The credit rating downgrade and the reaction of the markets since then shows that the Tea Party Republicans were right all along in calling for the above measures, and passing them through the House. Trying to blame the Tea Party for the credit rating downgrade, like the wildly unreasoned President Obama and other Democrats are now trying to do, is like blaming Jenny Craig for obesity in America. The fault lies entirely with President Obama and the Democrat controlled Senate, who failed to take any action on the measures to solve the problem that the House already passed. S&P and the markets have thoroughly vindicated the Tea Party position.

In response to the ensuing market chaos, along with the continued weak economy, the Fed announced this week that it will keep interest rates near zero at least until mid-2013. This is actually quite bearish for the long term, if not sooner, without a return to compensating free market economic policies.

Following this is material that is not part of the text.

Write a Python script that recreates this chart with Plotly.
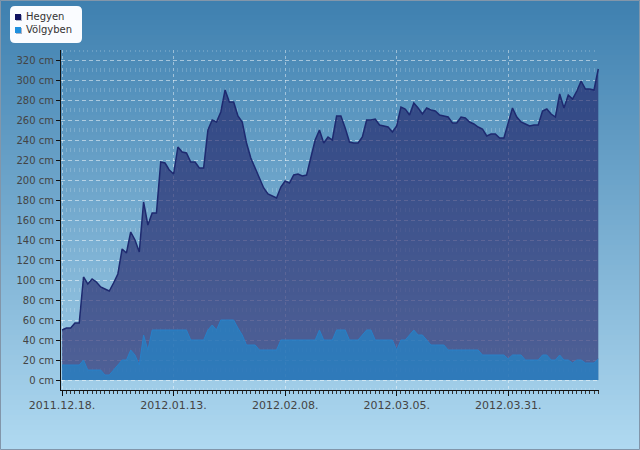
import plotly.graph_objects as go
import pandas as pd

# ---- data -------------------------------------------------------------
series_names = ["Hegyen", "Völgyben"]
start_date = "2011-12-18"
hegyen = [50, 52, 52, 57, 57, 103, 96, 101, 98, 93, 91, 89, 97, 106, 131, 127,
          148, 140, 128, 178, 155, 167, 167, 218, 217, 210, 206, 233, 228, 227,
          218, 218, 212, 212, 250, 260, 258, 268, 290, 278, 278, 264, 258, 237,
          222, 212, 202, 192, 186, 184, 182, 193, 199, 197, 205, 206, 204, 205,
          223, 240, 250, 237, 243, 240, 264, 264, 252, 238, 237, 237, 243, 260,
          260, 261, 255, 254, 253, 248, 254, 273, 271, 265, 277, 272, 266, 272,
          270, 269, 265, 264, 263, 257, 257, 263, 262, 258, 256, 253, 251, 244,
          246, 246, 242, 242, 258, 272, 263, 258, 256, 254, 255, 255, 269, 271,
          266, 263, 286, 272, 285, 281, 289, 299, 291, 291, 290, 311]
volgyben = [15, 15, 15, 15, 15, 20, 10, 10, 10, 10, 5, 5, 10, 15, 20, 20,
            30, 25, 15, 45, 30, 50, 50, 50, 50, 50, 50, 50, 50, 50,
            40, 40, 40, 40, 50, 55, 50, 60, 60, 60, 60, 52, 45, 35,
            35, 35, 30, 30, 30, 30, 30, 40, 40, 40, 40, 40, 40, 40,
            40, 40, 50, 40, 40, 40, 50, 50, 50, 40, 40, 40, 45, 50,
            50, 40, 40, 40, 40, 40, 30, 40, 40, 45, 50, 45, 45, 40,
            35, 35, 35, 35, 30, 30, 30, 30, 30, 30, 30, 30, 25, 25,
            25, 25, 25, 25, 21, 25, 25, 25, 20, 20, 20, 20, 25, 25,
            20, 20, 25, 20, 20, 17, 20, 20, 17, 17, 17, 21]
x_range = ["2011-12-17 18:00", "2012-04-21 04:00"]
y_range = [-10, 330]
tick_step_days = 26

dates = pd.date_range(start_date, periods=len(hegyen), freq="D")

# ---- geometry helpers (page px -> paper) --------------------------------
W, H = 640, 450
ML, MR, MT, MB = 61, 41, 50, 60
PW, PH = W - ML - MR, H - MT - MB


def px(x):
    return (x - ML) / PW


def py(y):
    return (H - MB - y) / PH


fig = go.Figure()
fig.add_trace(go.Scatter(
    x=dates, y=hegyen, name=series_names[0], mode="lines", fill="tozeroy",
    fillcolor="rgba(27,25,97,0.6)",
    line=dict(color="rgb(30,42,112)", width=1.5),
))
fig.add_trace(go.Scatter(
    x=dates, y=volgyben, name=series_names[1], mode="lines", fill="tozeroy",
    fillcolor="rgba(27,140,210,0.6)",
    line=dict(color="rgb(40,128,200)", width=1),
))

shapes = []
# background gradient
top = (62, 127, 175)
bot = (176, 218, 241)
n = 90
for i in range(n):
    t = (i + 0.5) / n
    c = tuple(int(round(top[k] + (bot[k] - top[k]) * t)) for k in range(3))
    y0 = i * H / n
    y1 = (i + 1) * H / n + 0.6
    shapes.append(dict(type="rect", xref="paper", yref="paper", layer="below",
                       x0=px(-2), x1=px(W + 2), y0=py(y0), y1=py(y1),
                       line=dict(width=0), fillcolor="rgb(%d,%d,%d)" % c))
# outer border
shapes.append(dict(type="rect", xref="paper", yref="paper", layer="above",
                   x0=px(0.5), x1=px(W - 0.5), y0=py(0.5), y1=py(H - 0.5),
                   line=dict(width=1, color="rgb(130,150,170)"),
                   fillcolor="rgba(0,0,0,0)"))
# legend box (rounded)
bx0, bx1, by0, by1, r = 10, 82, 6, 43, 5
path = ("M {a},{b} L {c},{b} Q {d},{b} {d},{e} L {d},{f} Q {d},{g} {c},{g} "
        "L {a},{g} Q {h},{g} {h},{f} L {h},{e} Q {h},{b} {a},{b} Z").format(
    a=px(bx0 + r), b=py(by0), c=px(bx1 - r), d=px(bx1), e=py(by0 + r),
    f=py(by1 - r), g=py(by1), h=px(bx0))
shapes.append(dict(type="path", xref="paper", yref="paper", layer="above",
                   path=path, fillcolor="rgba(250,252,255,1)",
                   line=dict(width=0)))
legend_colors = ["rgb(16,18,96)", "rgb(30,144,222)"]
legend_y = [17, 30]
annotations = []
for name, col, ly in zip(series_names, legend_colors, legend_y):
    shapes.append(dict(type="rect", xref="paper", yref="paper", layer="above",
                       x0=px(16), x1=px(22), y0=py(ly - 2), y1=py(ly + 4),
                       line=dict(width=0), fillcolor="rgba(120,130,160,0.6)"))
    shapes.append(dict(type="rect", xref="paper", yref="paper", layer="above",
                       x0=px(15), x1=px(21), y0=py(ly - 3), y1=py(ly + 3),
                       line=dict(width=0), fillcolor=col))
    annotations.append(dict(xref="paper", yref="paper", x=px(24), y=py(ly),
                            xanchor="left", yanchor="middle", showarrow=False,
                            text=name,
                            font=dict(family="DejaVu Sans", size=10,
                                      color="#333")))

fig.update_layout(
    width=W, height=H,
    margin=dict(l=ML, r=MR, t=MT, b=MB, pad=0),
    paper_bgcolor="rgb(120,172,210)",
    plot_bgcolor="rgba(0,0,0,0)",
    showlegend=False,
    shapes=shapes,
    annotations=annotations,
    xaxis=dict(
        type="date", range=x_range, tick0=start_date,
        dtick=tick_step_days * 86400000, tickformat="%Y.%m.%d.",
        ticks="outside", ticklen=5, tickcolor="#111",
        showline=True, linecolor="#111", linewidth=1,
        showgrid=True, gridcolor="rgba(255,255,255,0.45)", griddash="3px,3px",
        zeroline=False,
        tickfont=dict(family="DejaVu Sans", size=11, color="#444"),
        minor=dict(dtick=86400000, tick0=start_date, ticks="outside",
                   ticklen=3, tickcolor="#333", showgrid=True,
                   gridcolor="rgba(255,255,255,0.18)",
                   griddash="2px,16px,2px,0px"),
    ),
    yaxis=dict(
        range=y_range, tick0=0, dtick=20, ticksuffix=" cm",
        ticks="outside", ticklen=4, tickcolor="#111",
        showline=True, linecolor="#111", linewidth=1,
        showgrid=True, gridcolor="rgba(255,255,255,0.5)", griddash="4px,3px",
        zeroline=False,
        tickfont=dict(family="DejaVu Sans", size=10, color="#444"),
    ),
)

fig.write_html("out.html")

The Fed’s plan means almost five years of extremely loose Fed monetary policy, with record low interest rates. That loose policy cannot simply be ended after years without an economic downturn. Investors are misled by the money expansion and artificially low interest rates to make investments that are dependent on those policies. When those policies end, so does the economic foundation of their investments. The result is higher unemployment, and a recession. That was the pattern of the 1970s, which was the last time we followed the same Keynesian economic policies of the Obama Administration. But the loose monetary policy has to end at some point, or the result will be ruinous inflation.

The contractionary effect of the end of 5 years of loose Fed monetary policies will hit the economy at the same time as the already enacted tax rate increases due to Obamacare and the expiration of the Bush tax cuts. The top tax rates of virtually every major federal tax would then soar, except for the corporate income tax rate, which is already virtually the highest in the industrialized world. Obama’s soaring regulatory costs will also be soaring to a crescendo by then as well.

This is why I predicted in my new book, America’s Ticking Bankruptcy Bomb, the coming crash of 2013, unless these policies are reversed. The first step in that can occur in round 2 of the debt limit increase negotiations involving the new Congressional Super Committee.

What is important to recognize is that in these negotiations the above discussed Tea Party solutions can still be in play. The Congressional Super Committee considering further deficit reductions totaling $1.5 trillion over 10 years could still adopt some or all of the proposals in the Ryan budget, or in Cut, Cap and Balance, or some combination of them.

Indeed, both the Ryan budget and Cut, Cap and Balance included more than enough spending cuts to provide for sweeping, pro-growth tax reform, and still meet the Super Committee’s deficit targets. The Ryan budget, in fact, already provided for corporate tax reform reducing the federal rate to 25%, and for individual tax reform reducing the individual rates to 25% for those making over $100,000 per year, and to 15% for those making less. Yet, again it still ultimately achieved a balanced budget, and eventually even an historic national debt payoff, as scored by CBO. The reduced rates from such reform would liberate the economy for the long overdue recovery to take off.

Republicans must demand no less than such pro-growth tax reform as the price for their agreement in the next debt limit round. If President Obama and the Democrats refuse, let the automatic spending cuts trigger, and take the case to the people in 2012. The cuts can be adjusted as necessary and replaced with much bigger ones after that election. That would make defense an issue in the 2012 elections as well, which will be even more salient if Obama suffers a foreign policy/military crisis before then. His policies of historic financial weakness are only inviting that.